West Virginia gave the Texas Longhorns everything they could handle Friday night but ultimately had their season end with a hard-fought 3-2 loss.

All year, WVU’s biggest weakness had been its lack of pitching depth and that reared its ugly head again Friday. Playing their fourth game of the week and second game on Friday, the Mountaineers were not flush with options to put on the mound to face Texas.

WVU coach Randy Mazey decided to go unconventional and gave the start to sophomore reliever Jacob Watters (4-1). Watters, a right-hander, was making the first start of his college career after having worked almost exclusively as WVU’s late-inning reliever this season.

“We just told him not to change his routine of getting loose for a game too much,” Mazey said. “He prepared to start the game as he normally does as a reliever.”

Longevity was not in the card for Watters, who began Friday’s contest by pumping 95-plus mile-per-hour fastballs past Texas’s hitters. Watters pitched three hitless innings with eight strikeouts but walked four batters and gave up a run on a wild pitch in the bottom of the third inning.

“I thought he was good enough to help us win the game, which was what we needed,” Mazey said. “That’s good for the future to know that he’s capable of starting games because that guy has the chance to be one of the best pitchers West Virginia’s ever seen.”

On the mound for Texas was freshman left-hander Pete Hansen (7-1). Hansen matched Watters inning for inning, putting zeros on the board in each of the first four frames.

Already leading 1-0, Texas looked poised to blow the game wide open in the bottom of the fourth. Madison Jeffrey came out of WVU’s bullpen to replace Watters and did not have his best command. Jeffrey got two outs, but walked the bases loaded in the process with UT lead-off hitter Mike Antico coming up to hit.

Antico got ahold of a fastball from Jeffrey and hit a line drive that looked like it would easily clear the right-field fence for a grand slam. However, WVU right fielder Austin Davis made a highlight-reel leaping catch at the wall to take the home run away from Antico and end the inning.

Feeding off the momentum of Davis’s catch, the Mountaineers came out swinging in the top of the fifth inning. After the first two hitters grounded out, Braden Barry hit a double and advanced to third when Davis reached base on a push bunt up the first base line. Davis stole second, setting up designated hitter Matt McCormick.

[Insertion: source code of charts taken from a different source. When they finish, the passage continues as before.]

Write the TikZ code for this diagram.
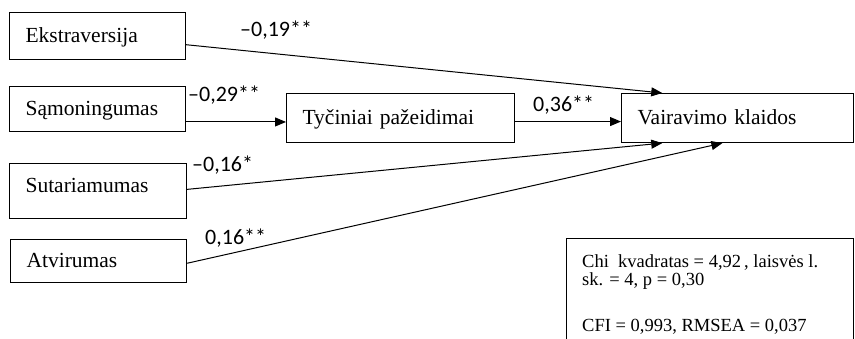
\documentclass[tikz,border=0pt]{standalone}
\usepackage{fontspec}
\setmainfont{Liberation Serif}
\newfontfamily\labfont{Carlito}
\usetikzlibrary{arrows.meta,calc}
\begin{document}
\begin{tikzpicture}[x=1pt,y=-1pt,
  box/.style={draw=black, line width=1.1pt, rectangle, anchor=north west,
    inner xsep=16pt, inner ysep=0pt, align=left, text height=16pt, text depth=4pt,
    font=\fontsize{21.5}{24}\selectfont},
  coef/.style={anchor=west, inner sep=0pt, font=\labfont\fontsize{22}{24}\selectfont},
  conn/.style={draw=black, line width=1pt, -{Triangle[length=11pt,width=9pt]}},
  statline/.style={anchor=base west, inner sep=0pt, font=\fontsize{18.5}{21}\selectfont}]
\useasboundingbox (0,0) rectangle (855,338);
\fill[white] (0,0) rectangle (855,338);

% variable boxes
\node[box, minimum width=176pt, minimum height=47pt, text width=144pt] (ext) at (9,12) {Ekstraversija};
\node[box, minimum width=176pt, minimum height=45pt, text width=144pt] (sam) at (9,86) {Sąmoningumas};
\node[box, minimum width=177pt, minimum height=55pt, text width=145pt, text depth=13pt] (sut) at (9,163) {Sutariamumas};
\node[box, minimum width=176pt, minimum height=43pt, text width=144pt] (atv) at (10,239) {Atvirumas};
\node[box, minimum width=228pt, minimum height=49pt, text width=196pt] (tyc) at (286,93) {Tyčiniai pažeidimai};
\node[box, minimum width=232pt, minimum height=49pt, text width=200pt] (vai) at (621,93) {Vairavimo klaidos};

% connectors
\draw[conn] ($(ext.north east)!0.68!(ext.south east)$) -- ($(vai.north west)!0.177!(vai.north east)$);
\coordinate (s1) at ($(sam.north east)!0.78!(sam.south east)$);
\draw[conn] (s1) -- (s1 -| tyc.west);
\coordinate (t1) at ($(tyc.north east)!0.57!(tyc.south east)$);
\draw[conn] (t1) -- (t1 -| vai.west);
\draw[conn] ($(sut.north east)!0.47!(sut.south east)$) -- ($(vai.south west)!0.177!(vai.south east)$);
\draw[conn] ($(atv.north east)!0.55!(atv.south east)$) -- ($(vai.south west)!0.435!(vai.south east)$);

% coefficients
\node[coef] (c1) at (240,30) {–0,19**};
\node[coef] (c2) at (188,95) {–0,29**};
\node[coef] (c3) at (533,105) {0,36**};
\node[coef] (c4) at (192,165) {–0,16*};
\node[coef] (c5) at (205,238) {0,16**};

% fit statistics
\node[draw=black, line width=1.1pt, anchor=north west, minimum width=287pt,
      minimum height=130pt, inner sep=0pt] (statsbox) at (566,238) {};
\node[statline] (st1) at (582,267) {Chi\ \ kvadratas = 4,92\,, laisvės l.};
\node[statline] (st2) at (582,285) {sk. = 4, p = 0,30};
\node[statline] (st3) at (582,331) {CFI = 0,993, RMSEA = 0,037};
\end{tikzpicture}
\end{document}
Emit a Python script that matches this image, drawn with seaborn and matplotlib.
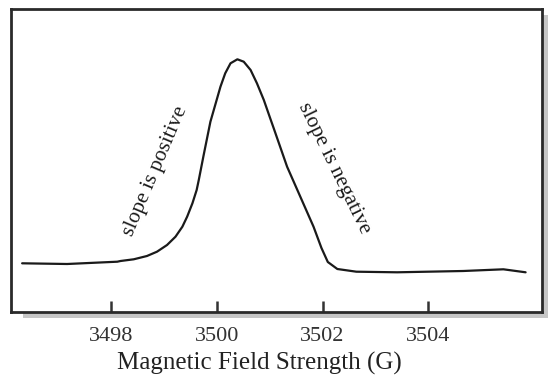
import numpy as np
import pandas as pd
import matplotlib
matplotlib.use('Agg')
import matplotlib.pyplot as plt
import seaborn as sns
from matplotlib.patches import Rectangle

# EPR absorption line (field in G, signal in arbitrary units)
field = [3496.32, 3497.17, 3498.12, 3498.18, 3498.43, 3498.68, 3498.87, 3499.06,
         3499.22, 3499.35, 3499.44, 3499.54, 3499.62, 3499.66, 3499.75, 3499.88,
         3499.98, 3500.07, 3500.16, 3500.26, 3500.39, 3500.51, 3500.64, 3500.76,
         3500.89, 3501.02, 3501.08, 3501.33, 3501.58, 3501.83, 3501.98, 3502.10,
         3502.28, 3502.64, 3503.02, 3503.41, 3504.66, 3505.42, 3505.84]
signal = [0.484, 0.477, 0.500, 0.507, 0.524, 0.557, 0.600, 0.667,
          0.750, 0.850, 0.950, 1.084, 1.217, 1.317, 1.560, 1.900,
          2.084, 2.250, 2.384, 2.484, 2.524, 2.500, 2.417, 2.284,
          2.117, 1.920, 1.830, 1.450, 1.150, 0.850, 0.637, 0.497,
          0.427, 0.400, 0.397, 0.394, 0.407, 0.424, 0.394]
tick_values = [3498, 3500, 3502, 3504]
annotations = ['slope is positive', 'slope is negative']

sns.set_theme(style='white')
plt.rcParams['font.family'] = ['Liberation Serif', 'DejaVu Serif']

df = pd.DataFrame({'field': field, 'signal': signal})

fig = plt.figure(figsize=(5.5, 3.75), dpi=100)
W, H = 550.0, 375.0

# drop shadow behind the frame
fig.patches.append(Rectangle((23 / W, (H - 318) / H), 525 / W, 303 / H,
                             transform=fig.transFigure, facecolor='#c6c6c6',
                             edgecolor='none', zorder=0))

ax = fig.add_axes([10.5 / W, (H - 311.7) / H, 531.5 / W, 303.2 / H])
ax.set_facecolor('white')
ax.set_zorder(1)

sns.lineplot(data=df, x='field', y='signal', ax=ax, color='#1a1a1a',
             linewidth=1.6, sort=False, solid_joinstyle='round',
             solid_capstyle='round')

ax.set_xlim(3496.10, 3506.15)
ax.set_ylim(0, 3.032)
ax.set_xticks(tick_values)
ax.set_xticklabels([str(t) for t in tick_values])
ax.set_yticks([])
ax.set_ylabel('')
ax.tick_params(axis='x', direction='in', length=8, width=1.8, color='#333333',
               labelsize=16, labelcolor='#333333', pad=11, bottom=True)
for s in ax.spines.values():
    s.set_linewidth(2.0)
    s.set_color('#2a2a2a')

ax.set_xlabel('Magnetic Field Strength (G)', fontsize=18, color='#222222')
ax.xaxis.label.set_verticalalignment('baseline')
ax.xaxis.set_label_coords(0.469, -0.19)

ax.text(3498.84, 1.40, annotations[0], rotation=67, ha='center', va='center',
        fontsize=15.5, color='#1a1a1a', rotation_mode='anchor')
ax.text(3502.21, 1.437, annotations[1], rotation=-64, ha='center', va='center',
        fontsize=15.5, color='#1a1a1a', rotation_mode='anchor')

fig.savefig('out.png', dpi=100)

After a six-pitch at-bat, McCormick flicked a ball into left field that scored Barry and Davis and gave WVU a 2-1 lead.

“A lot of times when you’re not swinging the bats very well and. you’ve got nothing going on offense, it really helps to make a great defensive play,” Mazey said. “That momentum just went from their dugout to ours in the matter of one defensive play.”

After a scoreless bottom of the fifth, Mazey wanted to get as much as he could out of Jeffrey and sent him back out for a third inning of work in the sixth. Following a walk and a single, catcher Silas Ardoin roped a double down the right-field line, scoring both runners and giving Texas back its one-run lead, 3-2.

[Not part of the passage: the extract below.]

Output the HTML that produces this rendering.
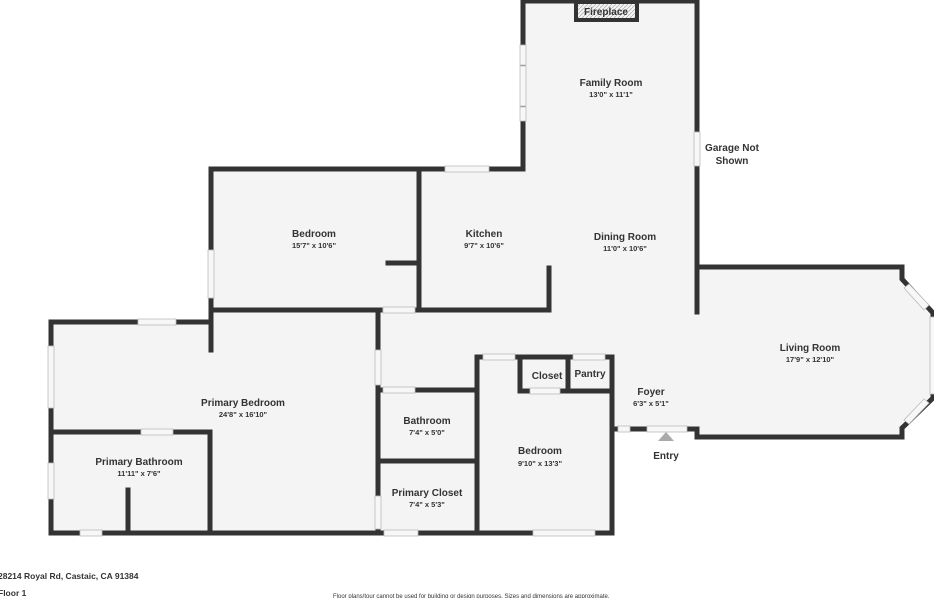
<!DOCTYPE html>
<html><head><style>
html,body{margin:0;padding:0;background:#fff;}
svg{display:block}
text{font-family:"Liberation Sans",sans-serif;fill:#333;text-anchor:middle}
.n{font-size:10px;font-weight:bold}
.d{font-size:7.5px;font-weight:bold}
</style></head><body>
<svg width="934" height="598" viewBox="0 0 934 598" xmlns="http://www.w3.org/2000/svg">
<defs><pattern id="h" width="4" height="4" patternUnits="userSpaceOnUse"><rect width="4" height="4" fill="#f4f4f4"/><path d="M0 4L4 0" stroke="#aaa" stroke-width="0.7"/></pattern></defs>
<!-- floor fill -->
<polygon fill="#f4f4f4" points="523,0 697,0 697,267 902,267 902,279 933,313 933,398 902,428 902,437 697,437 697,429 612,429 612,533 51,533 51,322 211,322 211,169 523,169"/>
<g stroke="#333" stroke-width="5" fill="none" stroke-linecap="square">
<!-- outer -->
<polyline points="523,169 523,1 697,1 697,312"/>
<polyline points="697,267 902,267 902,279 933,313 933,398 902,428 902,437 697,437 697,429 612,429"/>
<polyline points="211,169 523,169"/>
<polyline points="211,169 211,350"/>
<polyline points="211,322 51,322 51,533 612,533 612,357"/>
<!-- interior -->
<line x1="419" y1="169" x2="419" y2="310"/>
<line x1="388" y1="263" x2="419" y2="263"/>
<line x1="211" y1="310" x2="380" y2="310"/>
<line x1="416" y1="310" x2="549" y2="310"/>
<line x1="549" y1="268" x2="549" y2="310"/>
<line x1="378" y1="310" x2="378" y2="533"/>
<line x1="378" y1="390" x2="477" y2="390"/>
<line x1="378" y1="461" x2="477" y2="461"/>
<line x1="477" y1="357" x2="477" y2="533"/>
<line x1="477" y1="357" x2="612" y2="357"/>
<line x1="520" y1="357" x2="520" y2="391"/>
<line x1="568" y1="357" x2="568" y2="391"/>
<line x1="520" y1="391" x2="612" y2="391"/>
<line x1="51" y1="432" x2="210" y2="432"/>
<line x1="210" y1="432" x2="210" y2="533"/>
<line x1="128" y1="490" x2="128" y2="533"/>
</g>
<!-- doors / windows (gaps) -->
<g fill="#f7f7f7" stroke="#bbb" stroke-width="0.8">
<rect x="138" y="319" width="38" height="6"/>
<rect x="48" y="346" width="6" height="62"/>
<rect x="48" y="463" width="6" height="36"/>
<rect x="80" y="530" width="22" height="6"/>
<rect x="141" y="429" width="32" height="6"/>
<rect x="208" y="250" width="6" height="48"/>
<rect x="383" y="307" width="32" height="6"/>
<rect x="445" y="166" width="44" height="6"/>
<rect x="520" y="45" width="6" height="20"/>
<rect x="520" y="66" width="6" height="40"/>
<rect x="520" y="107" width="6" height="14"/>
<rect x="694" y="132" width="6" height="34"/>
<rect x="375" y="350" width="6" height="35"/>
<rect x="383" y="387" width="32" height="6"/>
<rect x="375" y="496" width="6" height="33"/>
<rect x="384" y="530" width="34" height="6"/>
<rect x="483" y="354" width="32" height="6"/>
<rect x="530" y="388" width="30" height="6"/>
<rect x="573" y="354" width="32" height="6"/>
<rect x="533" y="530" width="62" height="6"/>
<rect x="618" y="426" width="12" height="6"/>
<rect x="647" y="426" width="40" height="6"/>
<rect x="930" y="317" width="6" height="77"/>
<polygon points="904,288 909,284 929,305 924,310"/>
<polygon points="904,420 909,424 929,403 924,399"/>
</g>
<!-- fireplace -->
<rect x="576" y="2" width="61" height="18" fill="url(#h)" stroke="#333" stroke-width="4"/>
<text x="606" y="15" class="n" style="font-size:10px">Fireplace</text>
<!-- entry arrow -->
<polygon points="666,432 658,441 674,441" fill="#aaa"/>
<!-- labels -->
<text class="n" x="611" y="86">Family Room</text><text class="d" x="611" y="97">13'0" x 11'1"</text>
<text class="n" x="732" y="151">Garage Not</text><text class="n" x="732" y="164">Shown</text>
<text class="n" x="314" y="237">Bedroom</text><text class="d" x="314" y="248">15'7" x 10'6"</text>
<text class="n" x="484" y="237">Kitchen</text><text class="d" x="484" y="248">9'7" x 10'6"</text>
<text class="n" x="625" y="240">Dining Room</text><text class="d" x="625" y="251">11'0" x 10'6"</text>
<text class="n" x="810" y="351">Living Room</text><text class="d" x="810" y="362">17'9" x 12'10"</text>
<text class="n" x="243" y="406">Primary Bedroom</text><text class="d" x="243" y="417">24'8" x 16'10"</text>
<text class="n" x="139" y="465">Primary Bathroom</text><text class="d" x="139" y="476">11'11" x 7'6"</text>
<text class="n" x="427" y="424">Bathroom</text><text class="d" x="427" y="435">7'4" x 5'0"</text>
<text class="n" x="540" y="454">Bedroom</text><text class="d" x="540" y="466">9'10" x 13'3"</text>
<text class="n" x="427" y="496">Primary Closet</text><text class="d" x="427" y="507">7'4" x 5'3"</text>
<text class="n" x="547" y="379">Closet</text>
<text class="n" x="590" y="377">Pantry</text>
<text class="n" x="651" y="395">Foyer</text><text class="d" x="651" y="406">6'3" x 5'1"</text>
<text class="n" x="666" y="459">Entry</text>
<text x="-2" y="579" style="font-size:8.5px;font-weight:bold;text-anchor:start">28214 Royal Rd, Castaic, CA 91384</text>
<text x="-2" y="596" style="font-size:8.5px;font-weight:bold;text-anchor:start">Floor 1</text>
<text x="333" y="598" style="font-size:6px;text-anchor:start">Floor plans/tour cannot be used for building or design purposes. Sizes and dimensions are approximate.</text>
</svg>
</body></html>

Noah Short and Daniel Ouderkirk combined for 2 2/3 scoreless innings, giving WVU a chance to tie the game in the bottom of the ninth. Ben Abernathy reached third base after pinch-running for Kevin Brophy, but Barry struck out on a high fastball to end the game.

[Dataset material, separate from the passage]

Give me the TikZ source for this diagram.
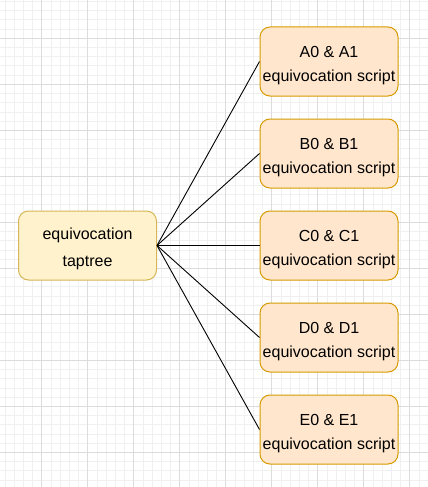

Jeffrey took the loss, allowing two runs in 2 1/3 innings with five walks. Hansen got the win, pitching 6 2/3 innings and giving up just two runs on six hits with nine strikeouts.

For WVU, McCormick finished 2-for-4 with two RBI while Hudson Byorick and Barry both had doubles. For UT, Ardoin’s double was the Longhorn’s only offense as the team only recorded three hits in the game.

With the win, Texas moves on to the Big 12 Championship semifinal while the Mountaineers’ 2021 season comes to an end.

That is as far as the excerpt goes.